Member of the National Council
- In office 15 October 2002 – 4 July 2006

Personal details
- Born: 8 April 1950 Prešov, Czechoslovakia
- Died: 19 July 2024 (aged 74)
- Party: Alliance of the New Citizen Slovak Democratic and Christian Union – Democratic Party

= Peter Biroš =

Slovak politician (1950–2024)

Peter Biroš (8 April 1950 – 19 July 2024) was a Slovak politician and dental surgeon who served from 2002 to 2006 as a Member of the National Council of Slovakia.

== Biography ==
Peter Biroš was born on 8 April 1950 in Prešov. He studied dentistry at the Pavol Jozef Šafárik University, graduating in 1974. From 1997 to 1999 and again from 2002 to 2006 he was the director of the J.A. Reiman Hospital in Prešov. In addition to medical career, he was active as the sports director of the Tatran Prešov handball club.
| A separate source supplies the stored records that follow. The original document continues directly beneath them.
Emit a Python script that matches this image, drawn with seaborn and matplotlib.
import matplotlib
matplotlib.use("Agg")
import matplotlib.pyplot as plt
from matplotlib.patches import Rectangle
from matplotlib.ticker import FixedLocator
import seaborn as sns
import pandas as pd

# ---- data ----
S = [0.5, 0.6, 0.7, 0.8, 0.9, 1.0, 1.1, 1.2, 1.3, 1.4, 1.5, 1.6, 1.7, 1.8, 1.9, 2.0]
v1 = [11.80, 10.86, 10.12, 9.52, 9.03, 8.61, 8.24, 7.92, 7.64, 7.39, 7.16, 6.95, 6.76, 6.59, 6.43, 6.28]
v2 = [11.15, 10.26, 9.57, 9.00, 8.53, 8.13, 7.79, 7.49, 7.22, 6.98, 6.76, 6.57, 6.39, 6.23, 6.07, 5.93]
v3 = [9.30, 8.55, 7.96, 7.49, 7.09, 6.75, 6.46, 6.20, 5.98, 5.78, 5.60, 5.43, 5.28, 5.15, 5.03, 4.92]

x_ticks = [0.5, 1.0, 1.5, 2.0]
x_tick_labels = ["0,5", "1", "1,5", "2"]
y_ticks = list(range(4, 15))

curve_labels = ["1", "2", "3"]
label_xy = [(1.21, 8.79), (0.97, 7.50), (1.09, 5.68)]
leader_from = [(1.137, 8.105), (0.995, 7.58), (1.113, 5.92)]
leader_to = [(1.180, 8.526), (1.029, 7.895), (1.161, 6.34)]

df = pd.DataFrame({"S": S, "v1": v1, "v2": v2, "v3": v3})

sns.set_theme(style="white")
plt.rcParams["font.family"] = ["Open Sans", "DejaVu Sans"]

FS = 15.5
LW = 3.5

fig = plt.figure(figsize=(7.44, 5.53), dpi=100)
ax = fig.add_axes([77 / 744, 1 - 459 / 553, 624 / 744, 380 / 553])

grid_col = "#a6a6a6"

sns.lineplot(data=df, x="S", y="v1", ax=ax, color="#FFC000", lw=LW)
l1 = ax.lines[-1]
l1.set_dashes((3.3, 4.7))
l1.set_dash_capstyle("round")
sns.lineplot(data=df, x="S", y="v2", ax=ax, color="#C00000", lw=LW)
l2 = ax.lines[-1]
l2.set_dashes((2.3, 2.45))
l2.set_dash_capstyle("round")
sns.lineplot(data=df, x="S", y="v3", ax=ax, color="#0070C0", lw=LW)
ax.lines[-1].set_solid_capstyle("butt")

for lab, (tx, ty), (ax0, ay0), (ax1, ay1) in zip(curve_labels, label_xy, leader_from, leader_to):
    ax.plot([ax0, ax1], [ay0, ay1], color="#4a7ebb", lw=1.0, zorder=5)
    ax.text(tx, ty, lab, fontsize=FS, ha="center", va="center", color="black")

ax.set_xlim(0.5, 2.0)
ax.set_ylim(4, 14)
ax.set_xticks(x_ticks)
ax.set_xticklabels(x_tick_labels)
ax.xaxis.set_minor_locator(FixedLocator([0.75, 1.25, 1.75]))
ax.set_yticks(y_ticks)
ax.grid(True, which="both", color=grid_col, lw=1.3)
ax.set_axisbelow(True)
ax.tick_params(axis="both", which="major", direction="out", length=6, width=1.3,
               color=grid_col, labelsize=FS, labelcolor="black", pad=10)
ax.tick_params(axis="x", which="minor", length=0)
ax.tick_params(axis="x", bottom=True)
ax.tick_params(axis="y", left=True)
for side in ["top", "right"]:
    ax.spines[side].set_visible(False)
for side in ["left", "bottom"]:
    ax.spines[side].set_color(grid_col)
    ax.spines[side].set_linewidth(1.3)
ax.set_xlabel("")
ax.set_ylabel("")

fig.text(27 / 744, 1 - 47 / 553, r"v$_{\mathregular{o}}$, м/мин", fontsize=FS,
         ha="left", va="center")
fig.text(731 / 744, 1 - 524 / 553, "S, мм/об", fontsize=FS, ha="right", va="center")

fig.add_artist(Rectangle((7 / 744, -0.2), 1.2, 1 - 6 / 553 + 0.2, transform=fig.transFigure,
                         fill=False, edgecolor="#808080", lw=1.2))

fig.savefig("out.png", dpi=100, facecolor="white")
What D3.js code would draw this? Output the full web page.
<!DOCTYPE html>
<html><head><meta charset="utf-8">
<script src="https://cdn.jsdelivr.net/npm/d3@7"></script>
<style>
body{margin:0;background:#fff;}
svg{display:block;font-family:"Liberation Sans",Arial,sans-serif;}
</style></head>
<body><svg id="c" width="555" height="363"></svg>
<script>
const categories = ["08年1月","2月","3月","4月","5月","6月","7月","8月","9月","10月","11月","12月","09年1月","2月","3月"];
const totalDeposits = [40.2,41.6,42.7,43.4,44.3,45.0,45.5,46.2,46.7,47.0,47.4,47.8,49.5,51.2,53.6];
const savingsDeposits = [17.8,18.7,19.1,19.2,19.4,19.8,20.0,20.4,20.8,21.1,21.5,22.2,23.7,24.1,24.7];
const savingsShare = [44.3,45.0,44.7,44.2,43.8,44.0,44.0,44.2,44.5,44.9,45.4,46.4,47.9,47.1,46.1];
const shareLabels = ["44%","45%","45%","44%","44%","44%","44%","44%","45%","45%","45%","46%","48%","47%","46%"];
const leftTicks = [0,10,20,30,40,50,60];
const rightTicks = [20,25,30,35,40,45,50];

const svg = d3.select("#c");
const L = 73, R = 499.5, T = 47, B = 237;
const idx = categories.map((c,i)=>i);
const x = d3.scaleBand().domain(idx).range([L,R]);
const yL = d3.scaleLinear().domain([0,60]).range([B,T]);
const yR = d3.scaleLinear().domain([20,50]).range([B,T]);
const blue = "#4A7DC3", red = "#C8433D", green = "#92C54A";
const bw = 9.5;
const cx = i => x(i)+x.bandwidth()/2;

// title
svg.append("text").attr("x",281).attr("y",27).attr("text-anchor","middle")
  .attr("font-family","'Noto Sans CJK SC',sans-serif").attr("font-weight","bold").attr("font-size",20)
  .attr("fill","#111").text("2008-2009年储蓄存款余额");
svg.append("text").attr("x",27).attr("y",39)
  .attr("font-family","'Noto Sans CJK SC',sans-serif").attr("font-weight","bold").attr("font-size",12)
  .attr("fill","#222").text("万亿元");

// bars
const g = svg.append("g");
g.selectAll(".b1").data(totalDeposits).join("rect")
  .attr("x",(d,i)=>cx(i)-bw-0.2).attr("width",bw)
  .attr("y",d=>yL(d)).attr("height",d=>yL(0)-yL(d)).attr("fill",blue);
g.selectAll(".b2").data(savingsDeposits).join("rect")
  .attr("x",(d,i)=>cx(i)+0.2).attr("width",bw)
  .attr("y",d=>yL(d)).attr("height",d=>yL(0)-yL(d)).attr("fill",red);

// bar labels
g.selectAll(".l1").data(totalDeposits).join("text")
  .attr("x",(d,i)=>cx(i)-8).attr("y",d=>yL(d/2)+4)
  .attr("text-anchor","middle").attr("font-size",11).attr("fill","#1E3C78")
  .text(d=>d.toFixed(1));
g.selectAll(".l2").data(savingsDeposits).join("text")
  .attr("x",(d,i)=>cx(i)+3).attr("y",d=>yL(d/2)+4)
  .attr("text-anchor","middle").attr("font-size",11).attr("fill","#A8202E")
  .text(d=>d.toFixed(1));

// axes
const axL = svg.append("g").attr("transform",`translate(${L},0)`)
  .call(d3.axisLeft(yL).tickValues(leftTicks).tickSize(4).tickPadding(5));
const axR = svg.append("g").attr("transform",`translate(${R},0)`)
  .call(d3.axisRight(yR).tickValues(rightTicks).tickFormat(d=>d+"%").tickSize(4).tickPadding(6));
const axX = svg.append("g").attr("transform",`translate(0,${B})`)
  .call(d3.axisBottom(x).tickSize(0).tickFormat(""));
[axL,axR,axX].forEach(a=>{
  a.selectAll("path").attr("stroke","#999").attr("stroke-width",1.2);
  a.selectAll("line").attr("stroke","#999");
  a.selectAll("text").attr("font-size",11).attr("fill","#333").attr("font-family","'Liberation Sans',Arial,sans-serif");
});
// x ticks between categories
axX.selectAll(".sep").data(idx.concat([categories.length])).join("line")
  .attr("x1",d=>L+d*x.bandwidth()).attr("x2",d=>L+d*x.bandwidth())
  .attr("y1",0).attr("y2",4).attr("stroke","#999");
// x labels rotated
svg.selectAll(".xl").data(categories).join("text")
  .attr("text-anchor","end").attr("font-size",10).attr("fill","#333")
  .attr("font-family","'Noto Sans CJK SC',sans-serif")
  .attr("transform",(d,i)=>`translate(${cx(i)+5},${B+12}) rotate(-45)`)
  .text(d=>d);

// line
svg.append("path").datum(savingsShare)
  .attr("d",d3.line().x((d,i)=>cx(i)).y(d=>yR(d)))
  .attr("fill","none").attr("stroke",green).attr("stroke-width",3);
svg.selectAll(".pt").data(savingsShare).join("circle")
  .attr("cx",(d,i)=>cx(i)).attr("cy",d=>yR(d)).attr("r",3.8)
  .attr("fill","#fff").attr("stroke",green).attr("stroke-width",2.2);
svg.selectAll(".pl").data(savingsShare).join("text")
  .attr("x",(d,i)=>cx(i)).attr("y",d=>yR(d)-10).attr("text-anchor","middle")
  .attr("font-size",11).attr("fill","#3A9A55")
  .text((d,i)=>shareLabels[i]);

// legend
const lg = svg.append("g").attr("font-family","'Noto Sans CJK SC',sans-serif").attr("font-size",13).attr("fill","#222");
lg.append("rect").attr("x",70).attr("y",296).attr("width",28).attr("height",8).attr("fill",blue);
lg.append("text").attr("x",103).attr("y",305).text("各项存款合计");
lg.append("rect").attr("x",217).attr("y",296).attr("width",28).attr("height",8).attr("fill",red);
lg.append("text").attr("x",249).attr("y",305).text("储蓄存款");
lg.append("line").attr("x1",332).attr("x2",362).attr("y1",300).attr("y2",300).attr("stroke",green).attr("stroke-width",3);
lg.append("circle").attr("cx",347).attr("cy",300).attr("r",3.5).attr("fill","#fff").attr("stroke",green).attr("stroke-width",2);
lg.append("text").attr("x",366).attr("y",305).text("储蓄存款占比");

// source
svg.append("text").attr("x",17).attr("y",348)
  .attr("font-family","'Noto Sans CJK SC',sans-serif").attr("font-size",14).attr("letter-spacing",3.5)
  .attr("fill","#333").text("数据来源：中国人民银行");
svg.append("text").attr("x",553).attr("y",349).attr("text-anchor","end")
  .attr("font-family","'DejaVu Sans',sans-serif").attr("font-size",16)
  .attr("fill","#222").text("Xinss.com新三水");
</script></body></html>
Biroš served as a member of the Prešov municipal assembly from 1994 until his entry to national politics in 2002. He was among founding members of the Alliance of the New Citizen party on which election list he was elected in the 2002 Slovak parliamentary election. Following a corruption scandal of the party leader Pavol Rusko, Biroš left the party. Afterwards, he was a member of the Slovak Democratic and Christian Union but did not run for an elected office again.

== Personal life and death ==
His brother Pavol Biroš was a football defender, part of the Czechoslovak squad that won the UEFA Euro 1976.

Biroš died on 19 July 2024, at the age of 74.